First, points had to be extracted from the baseline or shoreline, around which Thiessen Polygons can be drawn. To reduce the calculation time, only the points closest to the other country were taken into account after have been selected manually (Figure 3).
Through the compilation of the boundary lines and the coastline, an EEZ-polygon per country was composed. This layer was compared with the commercial Veridian database by Asif Iqbal at Kansas University and this lead to a 99% parallel.
Polygon and polyline creation from the boundaries
Two global GIS-covers in ESRI shape format were produced: one contains polylines representing the maritime boundaries, the second holds polygons representing the EEZs. When all the boundary lines were constructed, the lines could be aggregated and an EEZ-polygon per country was derived. For the land-side border, the boundaries of the world countries were used, on the sea-side the boundaries were aggregated for each country. Separate polygons were created for islands (ex.: Azores) and dependencies (ex.: Réunion) but those polygons are linked with their corresponding sovereign nation (in the attribute table).
Figure 4: Map with the three shapefiles that are available for download: (i) World Maritime Boundaries, (ii) World Maritime Exclusive Economic Zones, (iii) Extended continental Schelf of Australia.
Boundaries are dynamic, hence continuous updates are necessary. Due to new agreements, errors in the actual database, change of the political landscape, etc updates are necessary. Therefore we publish regular new updates of the database through the release of new versions of the Maritime Boundaries database. Since the launch of the database in 2006, five updates have been created. An overview of the changes can be found in the log which can be found on the website, but is also attached to the zip file to be downloaded.

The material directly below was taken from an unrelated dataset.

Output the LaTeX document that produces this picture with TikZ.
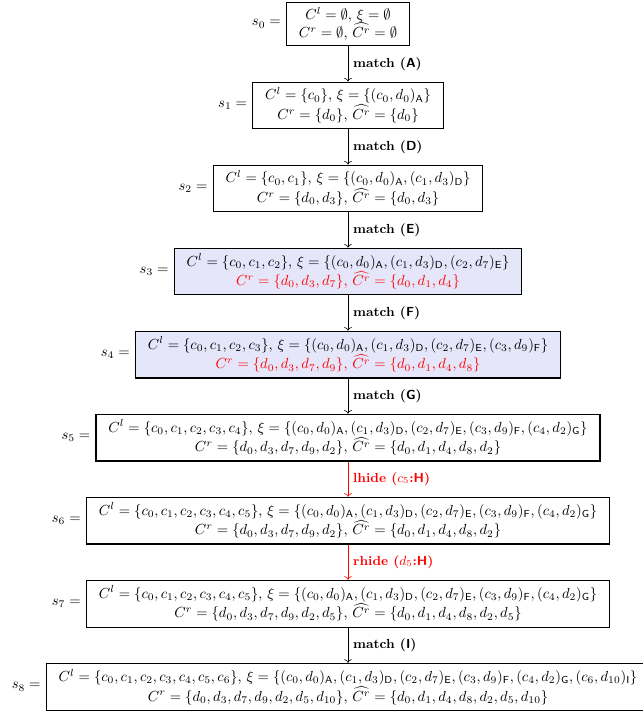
\documentclass[tikz,border=0pt]{standalone}
\usepackage{amsmath, amssymb}
\usepackage{xcolor}
\usetikzlibrary{arrows.meta, positioning}
\definecolor{cFill}{HTML}{E6E6FA}
\definecolor{cHide}{HTML}{FF0000}
\newcommand{\rl}[1]{_{\mathsf{#1}}}
\newcommand{\Crh}{\widehat{C^r}}

\begin{document}
\begin{tikzpicture}[
    node distance=24.1pt,
    state/.style={draw, thick, align=center, inner xsep=8.5pt, inner ysep=3.75pt,
                  label={[label distance=0pt]left:$#1 =$}},
    hl/.style={fill=cFill},
    arr/.style={->, draw=#1},
    arr/.default=black,
    lbl/.style={right, font=\small\bfseries, text=#1},
    lbl/.default=black,
  ]
  \useasboundingbox (-238.5pt,-475pt) rectangle (201.5pt,16.4pt);
  % States
  \node[state=s_0] (s0) {$C^l = \emptyset$, $\xi = \emptyset$\\
    $C^r = \emptyset$, $\Crh = \emptyset$};
  \node[state=s_1, below=of s0] (s1) {$C^l = \{c_0\}$, $\xi = \{(c_0,d_0)\rl{A}\}$\\
    $C^r = \{d_0\}$, $\Crh = \{d_0\}$};
  \node[state=s_2, below=of s1] (s2) {$C^l = \{c_0,c_1\}$, $\xi = \{(c_0,d_0)\rl{A},(c_1,d_3)\rl{D}\}$\\
    $C^r = \{d_0,d_3\}$, $\Crh = \{d_0,d_3\}$};
  \node[state=s_3, hl, below=of s2] (s3) {$C^l = \{c_0,c_1,c_2\}$, $\xi = \{(c_0,d_0)\rl{A},(c_1,d_3)\rl{D},(c_2,d_7)\rl{E}\}$\\
    \textcolor{cHide}{$C^r = \{d_0,d_3,d_7\}$, $\Crh = \{d_0,d_1,d_4\}$}};
  \node[state=s_4, hl, below=of s3] (s4) {$C^l = \{c_0,c_1,c_2,c_3\}$, $\xi = \{(c_0,d_0)\rl{A},(c_1,d_3)\rl{D},(c_2,d_7)\rl{E},(c_3,d_9)\rl{F}\}$\\
    \textcolor{cHide}{$C^r = \{d_0,d_3,d_7,d_9\}$, $\Crh = \{d_0,d_1,d_4,d_8\}$}};
  \node[state=s_5, below=of s4] (s5) {$C^l = \{c_0,c_1,c_2,c_3,c_4\}$, $\xi = \{(c_0,d_0)\rl{A},(c_1,d_3)\rl{D},(c_2,d_7)\rl{E},(c_3,d_9)\rl{F},(c_4,d_2)\rl{G}\}$\\
    $C^r = \{d_0,d_3,d_7,d_9,d_2\}$, $\Crh = \{d_0,d_1,d_4,d_8,d_2\}$};
  \node[state=s_6, below=of s5] (s6) {$C^l = \{c_0,c_1,c_2,c_3,c_4,c_5\}$, $\xi = \{(c_0,d_0)\rl{A},(c_1,d_3)\rl{D},(c_2,d_7)\rl{E},(c_3,d_9)\rl{F},(c_4,d_2)\rl{G}\}$\\
    $C^r = \{d_0,d_3,d_7,d_9,d_2\}$, $\Crh = \{d_0,d_1,d_4,d_8,d_2\}$};
  \node[state=s_7, below=of s6] (s7) {$C^l = \{c_0,c_1,c_2,c_3,c_4,c_5\}$, $\xi = \{(c_0,d_0)\rl{A},(c_1,d_3)\rl{D},(c_2,d_7)\rl{E},(c_3,d_9)\rl{F},(c_4,d_2)\rl{G}\}$\\
    $C^r = \{d_0,d_3,d_7,d_9,d_2,d_5\}$, $\Crh = \{d_0,d_1,d_4,d_8,d_2,d_5\}$};
  \node[state=s_8, below=of s7] (s8) {$C^l = \{c_0,c_1,c_2,c_3,c_4,c_5,c_6\}$, $\xi = \{(c_0,d_0)\rl{A},(c_1,d_3)\rl{D},(c_2,d_7)\rl{E},(c_3,d_9)\rl{F},(c_4,d_2)\rl{G},(c_6,d_{10})\rl{I}\}$\\
    $C^r = \{d_0,d_3,d_7,d_9,d_2,d_5,d_{10}\}$, $\Crh = \{d_0,d_1,d_4,d_8,d_2,d_5,d_{10}\}$};

  % Transitions
  \draw[arr] (s0) -- node[lbl] {match (\textsf{A})} (s1);
  \draw[arr] (s1) -- node[lbl] {match (\textsf{D})} (s2);
  \draw[arr] (s2) -- node[lbl] {match (\textsf{E})} (s3);
  \draw[arr] (s3) -- node[lbl] {match (\textsf{F})} (s4);
  \draw[arr] (s4) -- node[lbl] {match (\textsf{G})} (s5);
  \draw[arr=cHide] (s5) -- node[lbl=cHide] {lhide ($c_5$:\textsf{H})} (s6);
  \draw[arr=cHide] (s6) -- node[lbl=cHide] {rhide ($d_5$:\textsf{H})} (s7);
  \draw[arr] (s7) -- node[lbl] {match (\textsf{I})} (s8);
\end{tikzpicture}
\end{document}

It is possible to download the used treaties in PDF and the coordinates of the boundaries in GML (Geography MarkUp Language). The geodatabase is not only consultable through a web form, but also through a map interface where one can zoom, pan or query the GIS layers. Linking makes it simple to jump from the information pages to the map interface and reverse. The latter was implemented using the open-source GeoServer, which supports Open-GIS standards. This allows making the GIS layers available through WMS (Web Map Services) and WFS (Web Feature Services). All polygons have the same legend, but for the boundaries, a legend, based on the type of the line has been used, where the following five categories are used: (i) 200 nm, (ii) disputed, (iii) median line, (iv) treaty, (v) treaty – digitized.
In order to optimize the dissemination of the global maritme boundaries database, a KML or or Keyhole Markup Language file has been created. KML is the filetype that can be viewed in Google Earth or on Google Maps. For performance reasons, the shapefile had to be generalised first to export it into a kml file. Within ArcGIS, the polygons were simplified on 10 arcsec (0,0027 deg).